Los esfuerzos de los guardias para modelar posturas y acomodar cuerpos reflejan lo que Foucault llamó “la microfísica del poder”. Sus esfuerzos son una forma del control “biopolítico” del cuerpo y de la sexualidad, por la cual se exploran los límites de los deseos existentes y se producen nuevos deseos. Todos los fines de semana familias de suburbios pobres se arrejuntan en un carro que los lleva a las cercanías del Malecón. Participando de un nuevo sentido de pertenencia, las parejas disfrutan una lenta caminata de un extremo al otro del Malecón, aún si saben que no pueden sentarse en el piso, tomar unas flores o tocarse en una banca. Los cuerpos no solamente terminan por acostumbrarse a las demandas “normalizadoras” que se imponen en las zonas regeneradas; para muchos guayaquileños de estratos populares, su conformidad con estas nuevas estrecheces morales es nota de orgullo, los hace sentirse bien.

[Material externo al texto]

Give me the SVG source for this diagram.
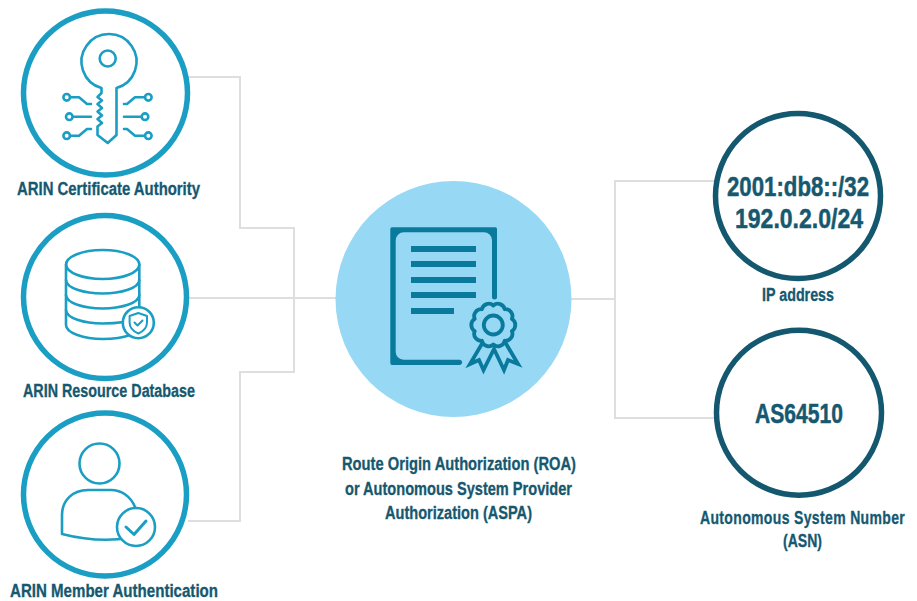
<svg xmlns="http://www.w3.org/2000/svg" width="917" height="601" viewBox="0 0 917 601">
<style>
text{font-family:"Liberation Sans",Arial,sans-serif;font-weight:700;fill:#15586f;stroke:#15586f;stroke-width:.3px;font-size:17.500px}
.big{font-size:28px;stroke-width:.5px}
.light{fill:#fff;stroke:#1b9ec4;stroke-width:5.500}
.dark{fill:#fff;stroke:#14586f;stroke-width:5.500}
.ic{fill:none;stroke:#1b9ec4;stroke-width:2.600;stroke-linecap:round;stroke-linejoin:round}
.icw{fill:#fff;stroke:#1b9ec4;stroke-width:2.600}
.doc{fill:#0a7a9c}
.rs{fill:none;stroke:#0a7a9c;stroke-width:3.800;stroke-linejoin:miter}
#connectors path{fill:none;stroke:#dedede;stroke-width:2}
</style>
<rect width="917" height="601" fill="#fff"/>
<g id="connectors">
<path d="M188,77H240V228H294V372H240V521H188"/>
<path d="M188,298H340"/>
<path d="M568,299H615"/>
<path d="M714,181H615V418H714"/>
</g>
<g id="node-ca">
<circle class="light" cx="105.500" cy="93" r="82"/>
<path class="ic" d="M101.500,88A27.500,27.500 0 1 1 116.500,88V135L107.700,143L97.500,135V126.500L102,123L97.500,119L102,115.500L97.500,111.500L102,108L97.500,104L102,100.500L97.500,97L101.500,93Z"/>
<circle class="ic" cx="107.700" cy="58.500" r="8"/>
<g class="ic">
<circle cx="66.700" cy="97.300" r="3.300"/><path d="M70,97.300H79L87,104H91"/>
<circle cx="69.300" cy="116.700" r="3.300"/><path d="M73,116.700H91"/>
<circle cx="66.700" cy="135.700" r="3.300"/><path d="M70,135.700H79L87,129H91"/>
<circle cx="148.300" cy="97.300" r="3.300"/><path d="M145,97.300H135L127,104H124"/>
<circle cx="145" cy="116.700" r="3.300"/><path d="M141.500,116.700H124"/>
<circle cx="148.300" cy="135.700" r="3.300"/><path d="M145,135.700H135L127,129H124"/>
</g>
<text x="17" y="195" textLength="183" lengthAdjust="spacingAndGlyphs">ARIN Certificate Authority</text>
</g>
<g id="node-db">
<circle class="light" cx="105" cy="297" r="81.500"/>
<g class="ic">
<ellipse cx="102.700" cy="264.500" rx="36.600" ry="14.500"/>
<path d="M66,264.500V325C66,333 84,339 102.700,339C114,339 122,338 130,335"/>
<path d="M139.300,264.500V310"/>
<path d="M66,280C66,288 84,293.500 102.700,293.500C121,293.500 139.300,288 139.300,280"/>
<path d="M66,295C66,303 84,308.500 102.700,308.500C121,308.500 139.300,303 139.300,295"/>
<path d="M66,310C66,318 84,323.500 102.700,323.500C110,323.500 117,323 124,322"/>
</g>
<circle class="icw" cx="138.300" cy="322.700" r="15.500"/>
<path class="ic" style="stroke-width:2" d="M138.300,313L147,316V322.500C147,327.500 143,331.500 138.300,333.500C133.600,331.500 129.600,327.500 129.600,322.500V316Z"/>
<path class="ic" style="stroke-width:2" d="M134.500,322.500L137.500,325.500L142.500,320.500"/>
<text x="23" y="397" textLength="172" lengthAdjust="spacingAndGlyphs">ARIN Resource Database</text>
</g>
<g id="node-auth">
<circle class="light" cx="105" cy="494.500" r="81.500"/>
<circle class="ic" cx="99.500" cy="463.500" r="20"/>
<path class="ic" d="M62,534V515C62,500 73,490 88,490H111C122,490 131,497 135,507L130,538C110,541 85,540 62,534Z"/>
<circle class="icw" cx="136" cy="527" r="19"/>
<path class="ic" style="stroke-width:3" d="M126,527L134,534.500L146,521"/>
<text x="10" y="597" textLength="208" lengthAdjust="spacingAndGlyphs">ARIN Member Authentication</text>
</g>
<g id="node-roa">
<circle cx="453.500" cy="299" r="118" fill="#97d9f5"/>
<path class="doc" d="M392,227.300H495.500Q497,227.300 497,229V297A2.500,2.500 0 0 1 492,297V240A8,8 0 0 0 484,232.300H404A8,8 0 0 0 395.700,240V351A8,8 0 0 0 404,359.700H460A2.700,2.700 0 0 1 460,365H392Q390.300,365 390.300,363V229Q390.300,227.300 392,227.300Z"/>
<rect class="doc" x="411" y="246" width="65" height="6"/>
<rect class="doc" x="411" y="261" width="65" height="6"/>
<rect class="doc" x="411" y="277" width="65" height="6"/>
<rect class="doc" x="411" y="292" width="65" height="6"/>
<rect class="doc" x="411" y="308" width="43" height="6"/>
<path class="rs" d="M483,342L470,364L479,360L483.500,370L494,349L504,370L508,360L518,364L505,342"/>
<path class="rs" style="fill:#97d9f5;stroke-linejoin:round" d="M493.300,305.500A7,7 0 0 1 504.760,309.220A7,7 0 0 1 511.850,318.970A7,7 0 0 1 511.850,331.030A7,7 0 0 1 504.760,340.780A7,7 0 0 1 493.300,344.500A7,7 0 0 1 481.840,340.780A7,7 0 0 1 474.750,331.030A7,7 0 0 1 474.750,318.970A7,7 0 0 1 481.840,309.220A7,7 0 0 1 493.300,305.500Z"/>
<circle class="rs" cx="493.300" cy="325" r="9.500"/>
<g>
<text x="342" y="470" textLength="234" lengthAdjust="spacingAndGlyphs">Route Origin Authorization (ROA)</text>
<text x="345" y="495" textLength="227" lengthAdjust="spacingAndGlyphs">or Autonomous System Provider</text>
<text x="385" y="519" textLength="147" lengthAdjust="spacingAndGlyphs">Authorization (ASPA)</text>
</g>
</g>
<g id="node-ip">
<circle class="dark" cx="798" cy="196" r="82.500"/>
<text class="big" x="727" y="196" textLength="142" lengthAdjust="spacingAndGlyphs">2001:db8::/32</text>
<text class="big" x="735" y="228" textLength="128" lengthAdjust="spacingAndGlyphs">192.0.2.0/24</text>
<text x="762" y="301" textLength="72" lengthAdjust="spacingAndGlyphs">IP address</text>
</g>
<g id="node-asn">
<circle class="dark" cx="799" cy="412.700" r="82.500"/>
<text class="big" x="755" y="423" textLength="88" lengthAdjust="spacingAndGlyphs">AS64510</text>
<text transform="translate(700 524) scale(.8 1)" x="0" y="0" textLength="256" lengthAdjust="spacing" style="letter-spacing:0">Autonomous System Number</text>
<text x="783" y="547" textLength="39" lengthAdjust="spacingAndGlyphs">(ASN)</text>
</g>
</svg>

No hay, sin embargo, ninguna ley escrita que tenga prohibido a las personas recostarse en público. Los códigos de vestimenta y la prohibición de mostrarse afectos tampoco tienen base legal, ni tan siquiera en las ordenanzas de regulación de la estructura legal de la regeneración urbana. Pero es que no es la ley, sino la lógica de la privatización la que permite que los administradores del Malecón discriminen y excluyan a su gusto. Como el Malecón 2000 se construyó (y es mantenido) por una combinación de dinero de los contribuyentes y apoyo empresarial, se lo administra como si fuera un espacio privado, a pesar de lo cual las autoridades de la ciudad lo consideran un triunfo en la recuperación del espacio público. El código de conducta, así como los procesos por los cuales se establece, son enteramente opacos. Y tal vez esta indeterminación a nivel administrativo sea la razón por la que cada guardia tiene su propia interpretación de las normas, aplicándolas de manera diferenciada y caprichosa. En teoría, uno debería simplemente “saber” qué comportamiento tener en el Malecón. En la práctica, uno debe tantear para determinar los que se consideran los límites de su autonomía personal.